I am at risk, in my enthusiasm, of quoting the whole book to you, so maybe just go read it. But what I was struck by, even more than her adventurous spirit, was the way this narrator seems capable of really loving people and having buckets of fun with them—her friends and her lovers and her acquaintances. It seems to me a lovingness and openness to others which reminded me of the spirit of Mrs. Dalloway and her “talent for friendship.” She’ll go to a baseball game on a lark because a lover wants to go and get so caught up that very quickly she’s like “omg do i love baseball???”
Well, I’m getting off track. Who cares. But here are some pertinent quotes to end on:
Women are prepared to suffer for love; it’s written into their birth certificates. Women are not prepared to have ‘everything,’ not success-type ‘everything. . . . There’s no precedent for women getting their own ‘everything’ and learning that it’s not the answer . . . . They’ll only give you ‘everything’ if you appear to be totally confused.
And:
She had always been conventional, that was what was so great about her. She was almost thirty. I had thought about it myself; getting married and calling it a day, but then, after San Francisco, I knew those songs of love were not for me. There was very little precedent for not getting married, I’ll admit…
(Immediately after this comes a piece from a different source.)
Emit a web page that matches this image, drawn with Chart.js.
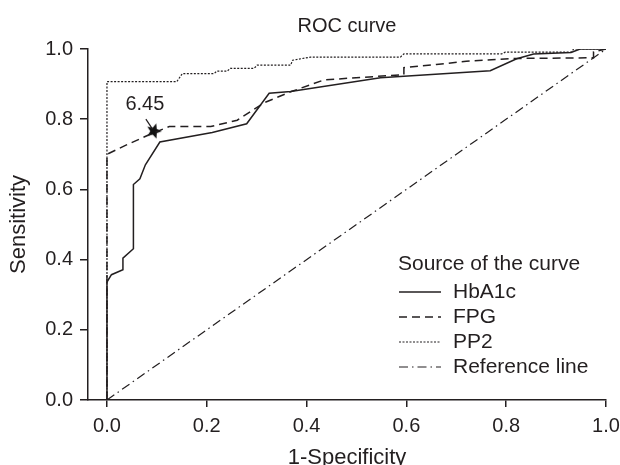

Okay, and, lastly, a quote from Melissa Anderson’s Bookforum review of Lili Anolik’s previous biography of Babitz (will I still read Anolik? maybe…):
What Anolik appears to really love is the idea of Babitz. . . . . But that awe is disingenuous. Later, Anolik seems to pity Babitz for not being Anolik—that is, a wife, a mother, financially secure, ambitious. Never married, forgoing the conventional path Anolik has followed, mostly dormant since her accident, Eve is labeled “a child,” one who will never grow up: “She was beholden to nothing and no one—not a man or kids, or a piece of property, or a boss, not even to an audience. Adulthood was a condition she simply wouldn’t submit to, and that was that.”
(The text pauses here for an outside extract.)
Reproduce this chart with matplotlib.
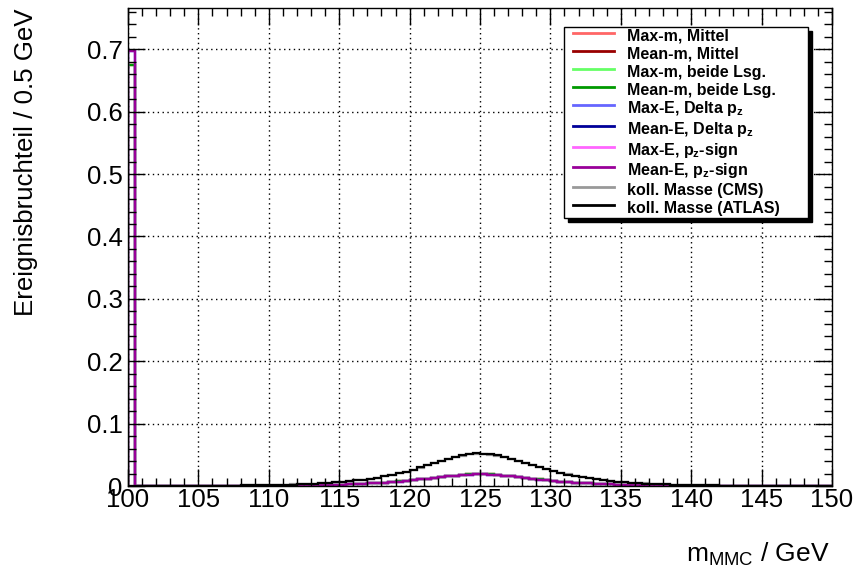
import matplotlib
matplotlib.use('Agg')
import matplotlib.pyplot as plt
import numpy as np
from matplotlib.patches import Rectangle
from matplotlib.ticker import MultipleLocator

plt.rcParams['font.family'] = ['Liberation Sans', 'DejaVu Sans']
plt.rcParams['mathtext.fontset'] = 'custom'
plt.rcParams['mathtext.rm'] = 'Liberation Sans'
plt.rcParams['mathtext.bf'] = 'Liberation Sans:bold'
plt.rcParams['mathtext.default'] = 'regular'

# histogram: 100 bins of 0.5 GeV between 100 and 150 GeV
x_min, x_max, bin_width = 100.0, 150.0, 0.5

# collinear mass, ATLAS (black)
koll_atlas = [
    0.0002, 0.0002, 0.0003, 0.0003, 0.0003, 0.0004, 0.0004, 0.0005, 0.0005, 0.0006,
    0.0007, 0.0007, 0.0008, 0.0009, 0.0010, 0.0011, 0.0012, 0.0013, 0.0014, 0.0016,
    0.0018, 0.0021, 0.0024, 0.0027, 0.0031, 0.0035, 0.0040, 0.0046, 0.0053, 0.0061,
    0.0070, 0.0080, 0.0092, 0.0105, 0.0120, 0.0138, 0.0158, 0.0180, 0.0205, 0.0235,
    0.0265, 0.0300, 0.0335, 0.0370, 0.0405, 0.0440, 0.0470, 0.0495, 0.0515, 0.0525,
    0.0522, 0.0512, 0.0494, 0.0470, 0.0442, 0.0410, 0.0376, 0.0342, 0.0308, 0.0274,
    0.0243, 0.0213, 0.0187, 0.0164, 0.0143, 0.0125, 0.0109, 0.0095, 0.0083, 0.0072,
    0.0063, 0.0055, 0.0048, 0.0042, 0.0037, 0.0032, 0.0028, 0.0025, 0.0022, 0.0019,
    0.0017, 0.0015, 0.0013, 0.0012, 0.0011, 0.0010, 0.0009, 0.0008, 0.0007, 0.0007,
    0.0006, 0.0005, 0.0005, 0.0004, 0.0004, 0.0004, 0.0003, 0.0003, 0.0003, 0.0002,
]

# collinear mass, CMS (gray)
koll_cms = [
    0.0002, 0.0002, 0.0003, 0.0003, 0.0003, 0.0004, 0.0004, 0.0005, 0.0005, 0.0006,
    0.0007, 0.0007, 0.0008, 0.0009, 0.0010, 0.0011, 0.0012, 0.0013, 0.0015, 0.0017,
    0.0019, 0.0022, 0.0025, 0.0028, 0.0032, 0.0036, 0.0041, 0.0047, 0.0054, 0.0062,
    0.0071, 0.0081, 0.0093, 0.0106, 0.0121, 0.0139, 0.0159, 0.0181, 0.0206, 0.0234,
    0.0264, 0.0298, 0.0332, 0.0366, 0.0400, 0.0434, 0.0464, 0.0489, 0.0508, 0.0518,
    0.0517, 0.0507, 0.0490, 0.0467, 0.0440, 0.0409, 0.0376, 0.0343, 0.0309, 0.0276,
    0.0245, 0.0215, 0.0189, 0.0166, 0.0145, 0.0127, 0.0111, 0.0097, 0.0085, 0.0074,
    0.0065, 0.0057, 0.0050, 0.0044, 0.0038, 0.0033, 0.0029, 0.0026, 0.0023, 0.0020,
    0.0018, 0.0016, 0.0014, 0.0012, 0.0011, 0.0010, 0.0009, 0.0008, 0.0007, 0.0007,
    0.0006, 0.0005, 0.0005, 0.0004, 0.0004, 0.0004, 0.0003, 0.0003, 0.0003, 0.0002,
]

# MMC: first bin (no solution found) and the remaining 99 bins
spike_mass = 0.675
spike_energy = 0.697

peak_mass = [
    0.0000, 0.0000, 0.0001, 0.0001, 0.0001, 0.0001, 0.0001, 0.0001, 0.0002, 0.0002,
    0.0002, 0.0002, 0.0003, 0.0003, 0.0003, 0.0004, 0.0004, 0.0005, 0.0005, 0.0006,
    0.0007, 0.0008, 0.0009, 0.0010, 0.0012, 0.0014, 0.0016, 0.0019, 0.0022, 0.0025,
    0.0029, 0.0033, 0.0038, 0.0044, 0.0051, 0.0059, 0.0067, 0.0077, 0.0087, 0.0098,
    0.0110, 0.0122, 0.0135, 0.0148, 0.0160, 0.0171, 0.0181, 0.0189, 0.0194,
    0.0193, 0.0189, 0.0181, 0.0170, 0.0159, 0.0146, 0.0133, 0.0121, 0.0108, 0.0096,
    0.0085, 0.0075, 0.0066, 0.0058, 0.0051, 0.0044, 0.0038, 0.0033, 0.0029, 0.0025,
    0.0022, 0.0019, 0.0016, 0.0014, 0.0012, 0.0010, 0.0009, 0.0008, 0.0007, 0.0006,
    0.0005, 0.0005, 0.0004, 0.0004, 0.0003, 0.0003, 0.0003, 0.0002, 0.0002, 0.0002,
    0.0002, 0.0001, 0.0001, 0.0001, 0.0001, 0.0001, 0.0001, 0.0000, 0.0000, 0.0000,
]

peak_energy = [
    0.0000, 0.0000, 0.0001, 0.0001, 0.0001, 0.0001, 0.0001, 0.0001, 0.0002, 0.0002,
    0.0002, 0.0002, 0.0003, 0.0003, 0.0003, 0.0004, 0.0004, 0.0005, 0.0005, 0.0006,
    0.0007, 0.0008, 0.0009, 0.0010, 0.0012, 0.0014, 0.0016, 0.0019, 0.0022, 0.0025,
    0.0029, 0.0033, 0.0038, 0.0044, 0.0050, 0.0058, 0.0066, 0.0075, 0.0085, 0.0096,
    0.0108, 0.0120, 0.0132, 0.0145, 0.0157, 0.0168, 0.0178, 0.0186, 0.0190,
    0.0189, 0.0185, 0.0177, 0.0167, 0.0156, 0.0144, 0.0131, 0.0119, 0.0107, 0.0095,
    0.0084, 0.0074, 0.0065, 0.0057, 0.0050, 0.0044, 0.0038, 0.0033, 0.0029, 0.0025,
    0.0022, 0.0019, 0.0016, 0.0014, 0.0012, 0.0010, 0.0009, 0.0008, 0.0007, 0.0006,
    0.0005, 0.0005, 0.0004, 0.0004, 0.0003, 0.0003, 0.0003, 0.0002, 0.0002, 0.0002,
    0.0002, 0.0001, 0.0001, 0.0001, 0.0001, 0.0001, 0.0001, 0.0000, 0.0000, 0.0000,
]

labels = [
    'Max-m, Mittel',
    'Mean-m, Mittel',
    'Max-m, beide Lsg.',
    'Mean-m, beide Lsg.',
    'Max-E, Delta $\\mathbf{p_z}$',
    'Mean-E, Delta $\\mathbf{p_z}$',
    'Max-E, $\\mathbf{p_z}$-sign',
    'Mean-E, $\\mathbf{p_z}$-sign',
    'koll. Masse (CMS)',
    'koll. Masse (ATLAS)',
]
colors = ['#ff6666', '#990000', '#66ff66', '#009900', '#6666ff',
          '#000099', '#ff66ff', '#990099', '#999999', '#000000']

mmc_mass = [spike_mass] + peak_mass
mmc_energy = [spike_energy] + peak_energy
series = [mmc_mass, mmc_mass, mmc_mass, mmc_mass,
          mmc_energy, mmc_energy, mmc_energy, mmc_energy,
          koll_cms, koll_atlas]

edges = np.arange(x_min, x_max + bin_width / 2, bin_width)

fig = plt.figure(figsize=(8.59, 5.72), dpi=100)
ax = fig.add_axes([0.149, 0.150, 0.8196, 0.836])

for vals, col, lab in zip(series, colors, labels):
    ax.stairs(vals, edges, color=col, lw=1.6, label=lab)

ax.set_xlim(x_min, x_max)
ax.set_ylim(0, 0.766)
ax.xaxis.set_major_locator(MultipleLocator(5))
ax.xaxis.set_minor_locator(MultipleLocator(1))
ax.yaxis.set_minor_locator(MultipleLocator(0.02))
ax.set_yticks(np.arange(0, 0.75, 0.1))
ax.set_yticklabels(['0', '0.1', '0.2', '0.3', '0.4', '0.5', '0.6', '0.7'])
ax.tick_params(which='both', direction='in', top=True, right=True, labelsize=18.5)
ax.tick_params(which='major', length=12, width=1)
ax.tick_params(which='minor', length=6, width=1)
ax.tick_params(axis='x', pad=1)
ax.tick_params(axis='y', pad=4)
ax.grid(True, which='major', linestyle=(0, (1, 2.5)), color='black', lw=1)
for sp in ax.spines.values():
    sp.set_linewidth(1)

ax.set_xlabel('m$_{\\mathrm{MMC}}$ / GeV', fontsize=19, ha='right', x=0.997, labelpad=21)
ax.set_ylabel('Ereignisbruchteil / 0.5 GeV', fontsize=18.6, ha='right', y=1.0, labelpad=35)

# ROOT style legend box with a solid shadow
box_x0, box_y0, box_w, box_h = 0.619, 0.561, 0.347, 0.399
shadow = Rectangle((box_x0 + 0.006, box_y0 - 0.009), box_w, box_h, transform=ax.transAxes,
                   facecolor='black', edgecolor='black', zorder=4)
frame = Rectangle((box_x0, box_y0), box_w, box_h, transform=ax.transAxes,
                  facecolor='white', edgecolor='black', lw=1, zorder=4.5)
ax.add_patch(shadow)
ax.add_patch(frame)

leg = ax.legend(loc='upper left', bbox_to_anchor=(0.632, 0.960), frameon=False,
                prop={'weight': 'bold', 'size': 11.5},
                handlelength=2.6, handleheight=1.18, handletextpad=0.8,
                labelspacing=0.1, borderpad=0.0, borderaxespad=0)
leg.set_zorder(5)
for line in leg.get_lines():
    line.set_linewidth(2)

fig.savefig('out.png', dpi=100)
This is narrow-minded, condescending, and sanctimonious. I doubt Babitz will care.
Another quote from Emily Witt’s Health and Safety, which I cannot fit into this overpacked thing: “I understood it was impossible for any writer to see outside the contours of the history they inhabited. I often thought about Edward Said’s explanation, that we still read Joseph Conrad in the twenty-first century, not because he had been capable of condemning racism and imperialism but because, as someone trapped within a totalizing ideological system in the 19th century, he had been a master of the only tools a writer has at his disposal when he suspects something is very wrong: observational detail, self-consciousness, unease, doubt.”
Ethically, what to do about one’s parenting and one’s children in writing about all this seems to me a conundrum.
Look, I didn’t even like Nightbitch.
Actually one great side effect of being on a new career track is that I am reading for pleasure again and have been reading indulgently.